I moved into this punk house back in 1995 where a buncha KDVS DJ's lived including the manager, who by then was fast becoming my best friend. We shared a half-converted garage three ways with this other punk dude who had just moved recently from Texas, but had already fallen into KDVS. This dude was deep down a nice guy, but he was still very young, had an unusually weird childhood from what I could gather, and was emotionally probably not even a full-fledged teenager yet. So overriding his nice-guy qualities, he had this constant need to try to be the punkest punk-ass in a tri-county area. And he wasn't smart about it.
We did pal around a lot, the three of us, but after a while, he became a little withdrawn from us. We had learned that he was hanging out with a lot of skins in Sacto. Perhaps he thought they were a lot punker than us roommates or anyone else in college-y Davis. Seeing that Todd and I were just very individualistic and hardly ascribed to punk fashion, I think our roommate (name withheld to protect a fellow who's grown up to be a totally alright dude) was looking for a group to fit in with, so he fell in with these skins. Skins in Sacto had caused a lot of trouble previously to this, busting several venues with extreme vandalism and uncalled-for drama games, and the cops were on their case all the time. SS can probably tell you more. There are a lot of stories.
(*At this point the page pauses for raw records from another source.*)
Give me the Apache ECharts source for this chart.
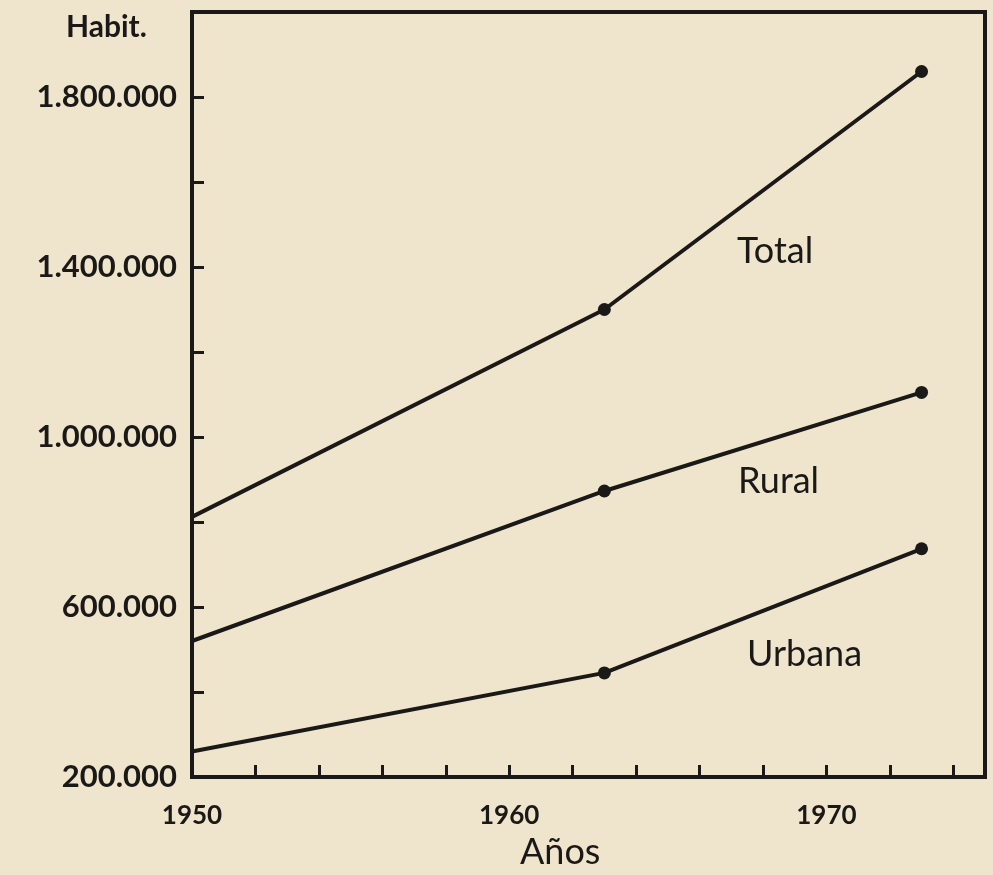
<!DOCTYPE html>
<html>
<head>
<meta charset="utf-8">
<script src="https://cdn.jsdelivr.net/npm/echarts@6/dist/echarts.min.js"></script>
<style>
  html, body { margin: 0; padding: 0; background: #efe5cd; }
  #main { width: 993px; height: 875px; }
</style>
</head>
<body>
<div id="main"></div>
<script>
// años de censo y población (habitantes)
var years = [1950, 1963, 1973];
var total = [812000, 1300000, 1860000];
var rural = [520000, 873000, 1105000];
var urbana = [260000, 445000, 737000];

var yLabels = [200000, 600000, 1000000, 1400000, 1800000];
var xLabels = [1950, 1960, 1970];

var ink = '#1b1917';
var font = 'Lato, "Noto Sans", sans-serif';

function puntos(vals) {
    var out = [];
    for (var i = 0; i < years.length; i++) {
        // el primer punto va sobre el eje, sin marcador
        if (i == 0) {
            out.push({ value: [years[i], vals[i]], symbol: 'none' });
        } else {
            out.push({ value: [years[i], vals[i]] });
        }
    }
    return out;
}

function miles(v) {
    return String(v).replace(/\B(?=(\d{3})+(?!\d))/g, '.');
}

function serie(nombre, vals) {
    return {
        name: nombre,
        type: 'line',
        data: puntos(vals),
        symbol: 'circle',
        symbolSize: 13,
        lineStyle: { color: ink, width: 4 },
        itemStyle: { color: ink },
        silent: true
    };
}

function etiqueta(txt, x, y, size) {
    return {
        type: 'text', x: x, y: y,
        style: { text: txt, font: size + 'px ' + font, fill: ink, verticalAlign: 'middle' }
    };
}

var myChart = echarts.init(document.getElementById('main'));

var option = {
    backgroundColor: '#efe5cd',
    animation: false,
    grid: {
        left: 192, right: 8, top: 12, bottom: 98,
        show: true,
        borderColor: ink,
        borderWidth: 4
    },
    xAxis: {
        type: 'value',
        min: 1950,
        max: 1975,
        interval: 2,
        axisLine: { lineStyle: { color: ink, width: 4 } },
        axisTick: { inside: true, length: 12, lineStyle: { color: ink, width: 3 } },
        splitLine: { show: false },
        axisLabel: {
            margin: 26,
            color: ink,
            fontFamily: font,
            fontWeight: 'bold',
            fontSize: 26,
            formatter: function (v) {
                return xLabels.indexOf(v) >= 0 ? String(v) : '';
            }
        }
    },
    yAxis: {
        type: 'value',
        min: 200000,
        max: 2000000,
        interval: 200000,
        axisLine: { lineStyle: { color: ink, width: 4 } },
        axisTick: { inside: true, length: 12, lineStyle: { color: ink, width: 3 } },
        splitLine: { show: false },
        axisLabel: {
            margin: 15,
            color: ink,
            fontFamily: font,
            fontWeight: 'bold',
            fontSize: 31,
            formatter: function (v) {
                return yLabels.indexOf(v) >= 0 ? miles(v) : '';
            }
        }
    },
    graphic: [
        { type: 'text', x: 66, y: 27, style: { text: 'Habit.', font: 'bold 30px ' + font, fill: ink, verticalAlign: 'middle' } },
        etiqueta('Años', 520, 852, 36),
        etiqueta('Total', 737, 251, 36),
        etiqueta('Rural', 738, 481, 36),
        etiqueta('Urbana', 747, 654, 36)
    ],
    series: [
        serie('Total', total),
        serie('Rural', rural),
        serie('Urbana', urbana)
    ]
};

myChart.setOption(option);
</script>
</body>
</html>
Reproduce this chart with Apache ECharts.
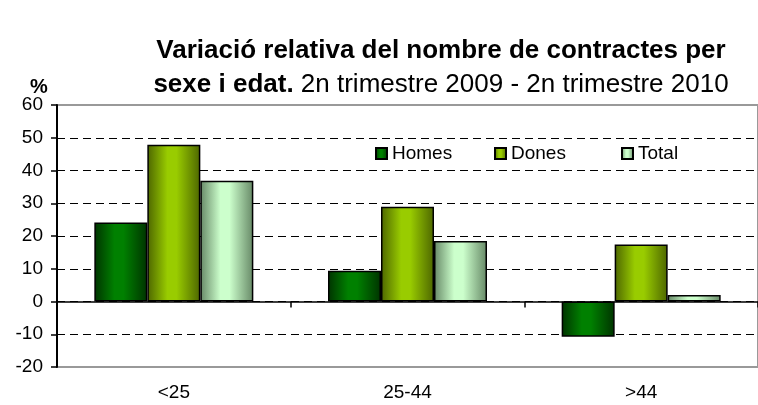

Anyway, our punker-than-thou roommate invited his best friend from Texas to come live with us, so we were soon splitting this garage four ways for $67.50 apiece per month, the three of us in the garage, and this other guy, a real groadie dude who was effusively punk and compulsively wrote graffiti everywhere. He was also the nicest guy ever, but he was practically as dumb as rocks. You could dare him to do anything, and he wouldn't think twice about it, and then he'd only regret it after reading the grossed-out expressions of everyone else....and that would take a few seconds to sink in for him.
So together, these reunited old Texas punk friends were establishing their mark in Davis as champions of some punk contest that they set the rules for. And as the main villain in this story continued associating more and more with the skins, he soon wound up in the band with a buncha them.
Meanwhile, he was still doing a show on KDVS, and this is also when I was the program director, in charge of enforcing standards of quality and compliance with FCC indecency/obscenity regulations. And my punk-ass roommate was causing me a lot of grief with his show which was a piss-poor rehash of the same oi and streetpunk songs over and over each week. I don't know how many times our listeners needed to hear "Short Haired Rock and Roll." Worse, he was especially daring at trying to get away with a lot of dirty talk, and he wasn't always smart enough to curb his innuendo from becoming "patently offensive, " even as vaguely described by the ridiculous FCC rules.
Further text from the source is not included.